Kallats works are set in playful and poetic conversation with the Ian Potter Museum of Arts atypical architecture and the broad time-scale of the exhibition program, which simultaneously presents art from the Neolithic period to the present day. With the concept of time at the heart of the project, Kallats interventions include a 120-part sculpture titled Circa, which evokes bamboo scaffolding; two interventions using mirrors titled, Footnote (mirror 1) andFootnote (mirror 2); drawings on the glass of museum vitrines; a video projection on the Potters facade; and sound and inscriptions of found text on the walls of the gallery. Kallats interventions in the Classics and Archaeology Gallery are installed in relation to a display of ancient Indian carved stone sculptures and colonial-era maps from the University of Melbourne as well as private collections.
Jitish Kallats work has been exhibited at Australian museums and institutions including the Art Gallery of New South Wales (Sydney), the Queensland Art Gallery/Gallery of Modern Art (Brisbane), and Gallery 4A (Sydney). In Australia, Kallat has held two solo exhibitions at Gallery Barry Keldoulis (Sydney, 2006); and at Sherman Contemporary Art Foundation (Sydney, 2009).

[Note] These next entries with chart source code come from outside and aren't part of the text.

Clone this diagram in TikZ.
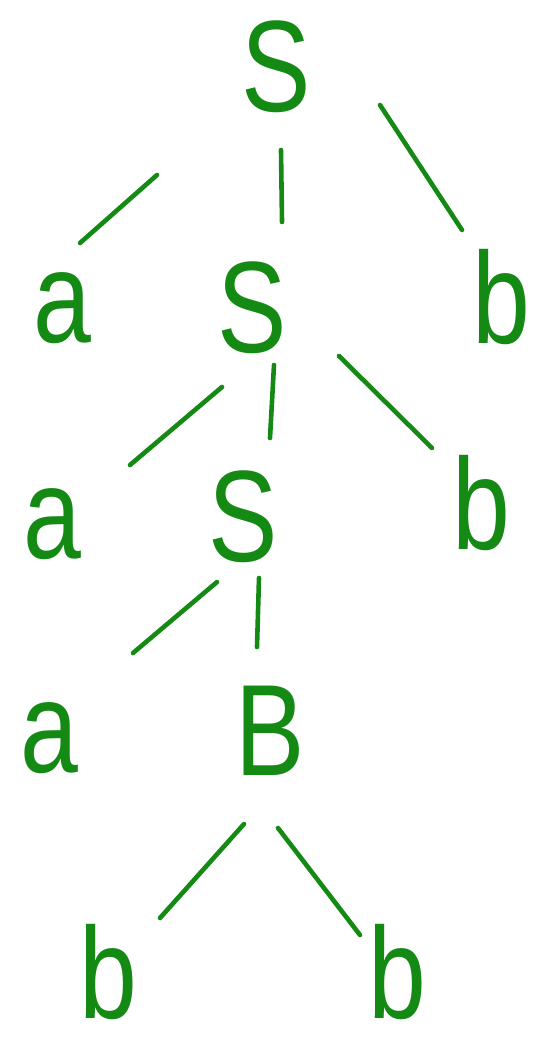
\documentclass[tikz,border=0pt]{standalone}
\usepackage{fontspec}
\setmainfont{Liberation Sans}
\usetikzlibrary{calc}
\definecolor{ink}{HTML}{148A14}
\newcommand{\sym}[1]{\scalebox{0.8}[1]{#1}}
\tikzset{
  sym/.style={text=ink, font=\fontsize{130}{130}\selectfont, inner sep=0pt},
  %
  edge/.style={draw=ink, line width=4.6pt, line cap=round},
}
\begin{document}
\begin{tikzpicture}[x=1pt, y=-1pt]
  \useasboundingbox (0,0) rectangle (538,1047);

  % symbols of the tree
  \node[sym] (s0) at (276,67)  {\sym{S}};
  \node[sym] (a1) at (62,308)  {\sym{a}};
  \node[sym] (s1) at (252,308) {\sym{S}};
  \node[sym] (b1) at (501,297) {\sym{b}};
  \node[sym] (a2) at (52,524)  {\sym{a}};
  \node[sym] (s2) at (243,517) {\sym{S}};
  \node[sym] (b2) at (481,503) {\sym{b}};
  \node[sym] (a3) at (49,738)  {\sym{a}};
  \node[sym] (bb) at (270,731) {\sym{B}};
  \node[sym] (b4) at (108,972) {\sym{b}};
  \node[sym] (b5) at (397,972) {\sym{b}};

  % branches
  \draw[edge] ($(s0)+(-119,108)$) -- ($(a1)+(18,-65)$);
  \draw[edge] ($(s0)+(5,83)$)     -- ($(s1)+(30,-86)$);
  \draw[edge] ($(s0)+(104,38)$)   -- ($(b1)+(-39,-67)$);
  \draw[edge] ($(s1)+(-30,79)$)   -- ($(a2)+(78,-59)$);
  \draw[edge] ($(s1)+(22,57)$)    -- ($(s2)+(27,-79)$);
  \draw[edge] ($(s1)+(87,48)$)    -- ($(b2)+(-49,-55)$);
  \draw[edge] ($(s2)+(-26,65)$)   -- ($(a3)+(84,-85)$);
  \draw[edge] ($(s2)+(16,61)$)    -- ($(bb)+(-13,-84)$);
  \draw[edge] ($(bb)+(-26,93)$)   -- ($(b4)+(52,-54)$);
  \draw[edge] ($(bb)+(8,97)$)     -- ($(b5)+(-37,-37)$);

\end{tikzpicture}
\end{document}
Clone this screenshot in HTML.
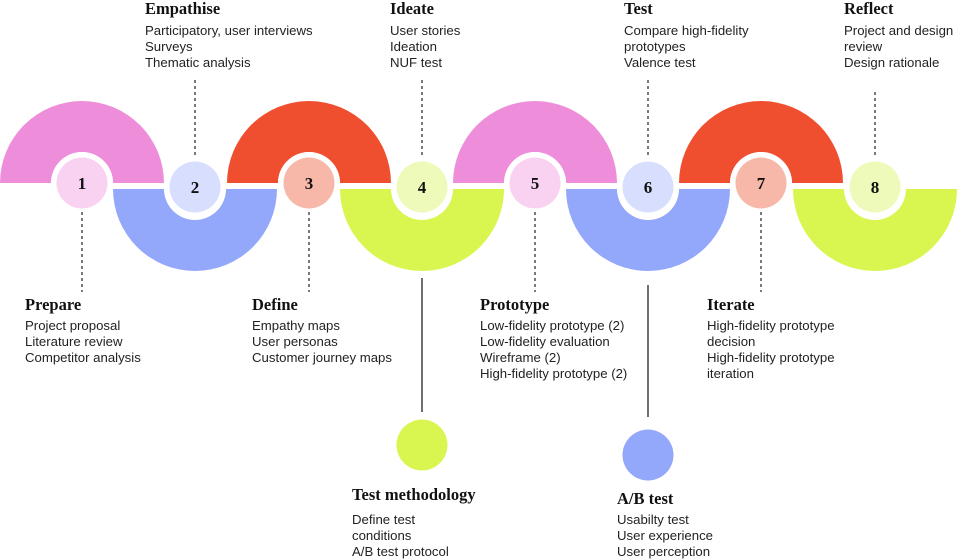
<!DOCTYPE html>
<html><head><meta charset="utf-8"><style>
html,body{margin:0;padding:0;background:#fff;}
svg{display:block}
.h{font-family:"Liberation Serif",serif;font-weight:bold;font-size:16.5px;fill:#111}
.t{font-family:"Liberation Sans",sans-serif;font-size:13.2px;fill:#222}
.n{font-family:"Liberation Serif",serif;font-weight:bold;font-size:17px;fill:#111;text-anchor:middle}
.d{stroke:#222;stroke-width:1.2;stroke-dasharray:3 3}
</style></head><body>
<svg width="962" height="560" viewBox="0 0 962 560">
<g>
<path d="M0,183 A82,82 0 0 1 164,183 L113,183 A31,31 0 0 0 51,183 Z" fill="#EE8EDB"/>
<path d="M227,183 A82,82 0 0 1 391,183 L340,183 A31,31 0 0 0 278,183 Z" fill="#F04F2F"/>
<path d="M453,183 A82,82 0 0 1 617,183 L566,183 A31,31 0 0 0 504,183 Z" fill="#EE8EDB"/>
<path d="M679,183 A82,82 0 0 1 843,183 L792,183 A31,31 0 0 0 730,183 Z" fill="#F04F2F"/>
<path d="M113,189 A82,82 0 0 0 277,189 L226,189 A31,31 0 0 1 164,189 Z" fill="#94A8FB"/>
<path d="M340,189 A82,82 0 0 0 504,189 L453,189 A31,31 0 0 1 391,189 Z" fill="#D9F650"/>
<path d="M566,189 A82,82 0 0 0 730,189 L679,189 A31,31 0 0 1 617,189 Z" fill="#94A8FB"/>
<path d="M793,189 A82,82 0 0 0 957,189 L906,189 A31,31 0 0 1 844,189 Z" fill="#D9F650"/>
</g>
<g>
<circle cx="82" cy="183" r="31" fill="#fff"/><circle cx="82" cy="183" r="25.5" fill="#F8D2F0"/>
<circle cx="195" cy="187" r="31" fill="#fff"/><circle cx="195" cy="187" r="25.5" fill="#D8DEFE"/>
<circle cx="309" cy="183" r="31" fill="#fff"/><circle cx="309" cy="183" r="25.5" fill="#F7B8AA"/>
<circle cx="422" cy="187" r="31" fill="#fff"/><circle cx="422" cy="187" r="25.5" fill="#EEFABA"/>
<circle cx="535" cy="183" r="31" fill="#fff"/><circle cx="535" cy="183" r="25.5" fill="#F8D2F0"/>
<circle cx="648" cy="187" r="31" fill="#fff"/><circle cx="648" cy="187" r="25.5" fill="#D8DEFE"/>
<circle cx="761" cy="183" r="31" fill="#fff"/><circle cx="761" cy="183" r="25.5" fill="#F7B8AA"/>
<circle cx="875" cy="187" r="31" fill="#fff"/><circle cx="875" cy="187" r="25.5" fill="#EEFABA"/>
</g>
<g>
<text class="n" x="82" y="189">1</text>
<text class="n" x="195" y="193">2</text>
<text class="n" x="309" y="189">3</text>
<text class="n" x="422" y="193">4</text>
<text class="n" x="535" y="189">5</text>
<text class="n" x="648" y="193">6</text>
<text class="n" x="761" y="189">7</text>
<text class="n" x="875" y="193">8</text>
</g>
<line class="d" x1="195" y1="80" x2="195" y2="156"/>
<line class="d" x1="422" y1="80" x2="422" y2="156"/>
<line class="d" x1="648" y1="80" x2="648" y2="156"/>
<line class="d" x1="875" y1="92" x2="875" y2="156"/>
<line class="d" x1="82" y1="212" x2="82" y2="292"/>
<line class="d" x1="309" y1="212" x2="309" y2="292"/>
<line class="d" x1="535" y1="212" x2="535" y2="292"/>
<line class="d" x1="761" y1="212" x2="761" y2="292"/>
<line x1="422" y1="278" x2="422" y2="412" stroke="#222" stroke-width="1.3"/>
<line x1="648" y1="285" x2="648" y2="417" stroke="#222" stroke-width="1.3"/>
<circle cx="422" cy="445" r="25.5" fill="#D9F650"/>
<circle cx="648" cy="455" r="25.5" fill="#94A8FB"/>
<text class="h" x="145" y="14">Empathise</text>
<text class="t" x="145" y="35">Participatory, user interviews</text>
<text class="t" x="145" y="51">Surveys</text>
<text class="t" x="145" y="67">Thematic analysis</text>
<text class="h" x="390" y="14">Ideate</text>
<text class="t" x="390" y="35">User stories</text>
<text class="t" x="390" y="51">Ideation</text>
<text class="t" x="390" y="67">NUF test</text>
<text class="h" x="624" y="14">Test</text>
<text class="t" x="624" y="35">Compare high-fidelity</text>
<text class="t" x="624" y="51">prototypes</text>
<text class="t" x="624" y="67">Valence test</text>
<text class="h" x="844" y="14">Reflect</text>
<text class="t" x="844" y="35">Project and design</text>
<text class="t" x="844" y="51">review</text>
<text class="t" x="844" y="67">Design rationale</text>
<text class="h" x="25" y="310">Prepare</text>
<text class="t" x="25" y="330">Project proposal</text>
<text class="t" x="25" y="346">Literature review</text>
<text class="t" x="25" y="362">Competitor analysis</text>
<text class="h" x="252" y="310">Define</text>
<text class="t" x="252" y="330">Empathy maps</text>
<text class="t" x="252" y="346">User personas</text>
<text class="t" x="252" y="362">Customer journey maps</text>
<text class="h" x="480" y="310">Prototype</text>
<text class="t" x="480" y="330">Low-fidelity prototype (2)</text>
<text class="t" x="480" y="346">Low-fidelity evaluation</text>
<text class="t" x="480" y="362">Wireframe (2)</text>
<text class="t" x="480" y="378">High-fidelity prototype (2)</text>
<text class="h" x="707" y="310">Iterate</text>
<text class="t" x="707" y="330">High-fidelity prototype</text>
<text class="t" x="707" y="346">decision</text>
<text class="t" x="707" y="362">High-fidelity prototype</text>
<text class="t" x="707" y="378">iteration</text>
<text class="h" x="352" y="500">Test methodology</text>
<text class="t" x="352" y="524">Define test</text>
<text class="t" x="352" y="540">conditions</text>
<text class="t" x="352" y="556">A/B test protocol</text>
<text class="h" x="617" y="504">A/B test</text>
<text class="t" x="617" y="524">Usabilty test</text>
<text class="t" x="617" y="540">User experience</text>
<text class="t" x="617" y="556">User perception</text>
</svg>
</body></html>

Born in 1974, the internationally acclaimed artist Jitish Kallat lives and works in Mumbai, India. On 11 September 2010, Kallat presented his landmark solo exhibition, Public notice 3, at the Art Institute of Chicago. The exhibition was the first major presentation of Kallats work in America. His site-specific work brought together two events: the terrorist attacks on the World Trade Center and Pentagon, and the First World Parliament of Religions which took place on 11 September 1893 in the Art Institute of Chicago building. The First World Parliament of Religions included a speech by Swami Vivekananda, which promoted religious tolerance and influenced a deeper understanding of Hinduism in America.
In 2011, Kallat presented Fieldnotes: tomorrow was here yesterday, an important project that explored the history and architecture of the Dr Bhau Daji Lad Museum in Mumbai, one of the oldest museums in India. Fieldnotes was curated by Dr Tasneem Mehta.